In computer graphics, complex 3D objects are constructed from a small number of primitive graphical items: points, line segments, and convex polygons. 3D curved surfaces are approximated by large numbers of small, flat polygons, typically triangles or quadrilaterals. Increasing the density of the polygons makes a smoother-looking surface.
Surfaces can be rendered using filled polygonal primitives drawn with a single color. This is known as flat shading. Surfaces can also be rendered using smooth or Gouraud shading, where the colors of the polygonal primitives are instead interpolated between the vertices. See Figure 1 for a comparison of the two techniques.
Applications of 3D in Geospatial Analysis
Digital elevation models (DEM), which give a 3D representation of the Earth’s surface, are used frequently in geospatial analysis. A DEM can be visualized in 3D as a polygonal mesh or a filled surface, with shading to heighten the 3D appearance of the model, or with colors proportional to height.

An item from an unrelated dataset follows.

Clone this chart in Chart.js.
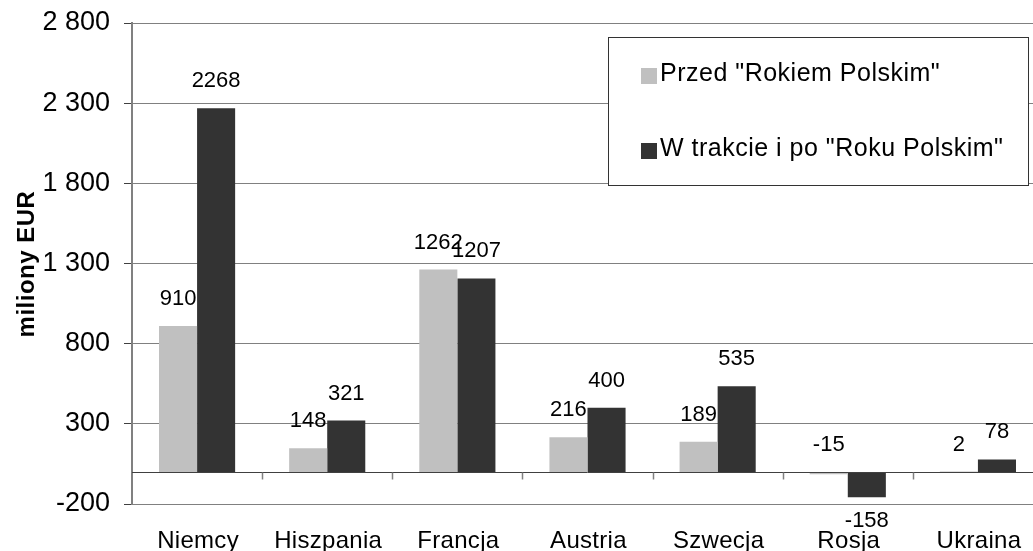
<!DOCTYPE html>
<html><head><meta charset="utf-8">
<script src="https://cdn.jsdelivr.net/npm/chart.js@4/dist/chart.umd.min.js"></script>
<style>html,body{margin:0;padding:0;background:#fff;overflow:hidden;} #wrap{width:1046px;height:551px;}</style>
</head><body><div id="wrap"><canvas id="c" width="1046" height="551"></canvas></div>
<script>
const categories = ['Niemcy','Hiszpania','Francja','Austria','Szwecja','Rosja','Ukraina'];
const seriesNames = ['Przed "Rokiem Polskim"', 'W trakcie i po "Roku Polskim"'];
const beforeValues = [910,148,1262,216,189,-15,2];
const duringValues = [2268,321,1207,400,535,-158,78];
const yTickValues = [-200,300,800,1300,1800,2300,2800];
const yTickLabels = ['-200','300','800','1 300','1 800','2 300','2 800'];
const yAxisTitle = 'miliony EUR';

const FONT = '"Liberation Sans", Arial, sans-serif';
const COLORS = ['#C0C0C0', '#333333'];

const decor = {
  id: 'decor',
  afterDatasetsDraw(chart) {
    const ctx = chart.ctx, xs = chart.scales.x, ys = chart.scales.y, ca = chart.chartArea;
    const y0 = Math.round(ys.getPixelForValue(0)) + 0.5;
    ctx.save();
    ctx.strokeStyle = '#404040'; ctx.lineWidth = 1;
    ctx.beginPath(); ctx.moveTo(ca.left, y0); ctx.lineTo(ca.right, y0); ctx.stroke();
    const cw = (ca.right - ca.left) / categories.length;
    ctx.strokeStyle = '#808080'; ctx.lineWidth = 1.5;
    for (let i = 1; i < categories.length; i++) {
      const bx = Math.round(xs.getPixelForValue(i) - cw / 2) + 0.5;
      ctx.beginPath(); ctx.moveTo(bx, y0); ctx.lineTo(bx, y0 + 7); ctx.stroke();
    }
    // data labels
    ctx.fillStyle = '#000';
    ctx.font = '22px ' + FONT;
    ctx.textAlign = 'center'; ctx.textBaseline = 'middle';
    chart.data.datasets.forEach((ds, di) => {
      const meta = chart.getDatasetMeta(di);
      meta.data.forEach((bar, i) => {
        const v = ds.data[i];
        let ly;
        if (v < -100) ly = Math.max(bar.y, bar.base) + 24;
        else ly = Math.min(bar.y, bar.base) - 27;
        ctx.fillText(String(v), bar.x, ly);
      });
    });
    ctx.restore();
  },
  afterDraw(chart) {
    const ctx = chart.ctx, xs = chart.scales.x, ca = chart.chartArea;
    ctx.save();
    // x labels
    ctx.fillStyle = '#000';
    ctx.font = '24px ' + FONT;
    try { ctx.letterSpacing = '0.3px'; } catch (e) {}
    ctx.textAlign = 'center'; ctx.textBaseline = 'alphabetic';
    categories.forEach((c, i) => ctx.fillText(c, xs.getPixelForValue(i) + 1, 548));
    // y title
    ctx.save();
    ctx.font = 'bold 24px ' + FONT;
    try { ctx.letterSpacing = '0.5px'; } catch (e) {}
    ctx.translate(27, 264);
    ctx.rotate(-Math.PI / 2);
    ctx.textAlign = 'center'; ctx.textBaseline = 'middle';
    ctx.fillText(yAxisTitle, 0, 0);
    ctx.restore();
    // legend
    const lx = 608.5, ly = 37.5, lw = 420, lh = 148;
    ctx.fillStyle = '#fff';
    ctx.fillRect(lx, ly, lw, lh);
    ctx.strokeStyle = '#333'; ctx.lineWidth = 1;
    ctx.strokeRect(lx, ly, lw, lh);
    ctx.font = '25px ' + FONT;
    try { ctx.letterSpacing = '0.5px'; } catch (e) {}
    ctx.textAlign = 'left'; ctx.textBaseline = 'middle';
    const rows = [74, 149];
    seriesNames.forEach((n, i) => {
      ctx.fillStyle = COLORS[i];
      ctx.fillRect(641, rows[i] - 6, 16, 16);
      ctx.fillStyle = '#000';
      ctx.fillText(n, 660, rows[i]);
    });
    ctx.restore();
  }
};

new Chart(document.getElementById('c'), {
  type: 'bar',
  data: {
    labels: categories,
    datasets: [
      { label: seriesNames[0], data: beforeValues, backgroundColor: COLORS[0] },
      { label: seriesNames[1], data: duringValues, backgroundColor: COLORS[1] }
    ]
  },
  options: {
    responsive: false,
    animation: false,
    devicePixelRatio: 1,
    layout: { padding: { top: 23, right: 3, left: 0, bottom: 0 } },
    datasets: { bar: { categoryPercentage: 0.585, barPercentage: 1.0 } },
    plugins: { legend: { display: false }, tooltip: { enabled: false } },
    scales: {
      x: {
        afterFit(s) { s.height = 47; s.paddingLeft = 0; s.paddingRight = 0; },
        ticks: { display: false },
        grid: { display: false, drawTicks: false },
        border: { display: false }
      },
      y: {
        min: -200, max: 2800,
        afterFit(s) { s.width = 132; s.paddingTop = 0; s.paddingBottom = 0; },
        afterBuildTicks(s) { s.ticks = yTickValues.map(v => ({ value: v })); },
        ticks: {
          stepSize: 500, padding: 14, color: '#000',
          font: { family: FONT, size: 27 },
          callback: (v) => { const k = yTickValues.indexOf(v); return k >= 0 ? yTickLabels[k] : ''; }
        },
        grid: { color: '#808080', lineWidth: 1, tickLength: 8, drawTicks: true, tickColor: '#404040' },
        border: { display: true, color: '#808080', width: 2 }
      }
    }
  },
  plugins: [decor]
});
</script>
</body></html>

The data density of the visualization can be heightened by overlaying, as an image, additional georeferenced data onto the 3D DEM surface through texture mapping. The additional image data could be sourced from, for example, meteorology (surface temperatures, ozone concentration), geology (mineral types identified by multi- or hyperspectral imaging), or urban planning (zoning or land use), as well as many others. As an example, Figure 2 shows a visualization of USGS GTOPO30, a U.S. Geological Survey global digital elevation model, over the Front Range of northeast Colorado. The image features an overlay, through texture mapping, of land use with the USGS National Land Cover Dataset 1992 product, a 21-class land cover classification scheme. Colors are keyed to land cover types; urban and residential areas, for example, are red and pink. A vertical exaggeration of 0.2 is used in the visualization.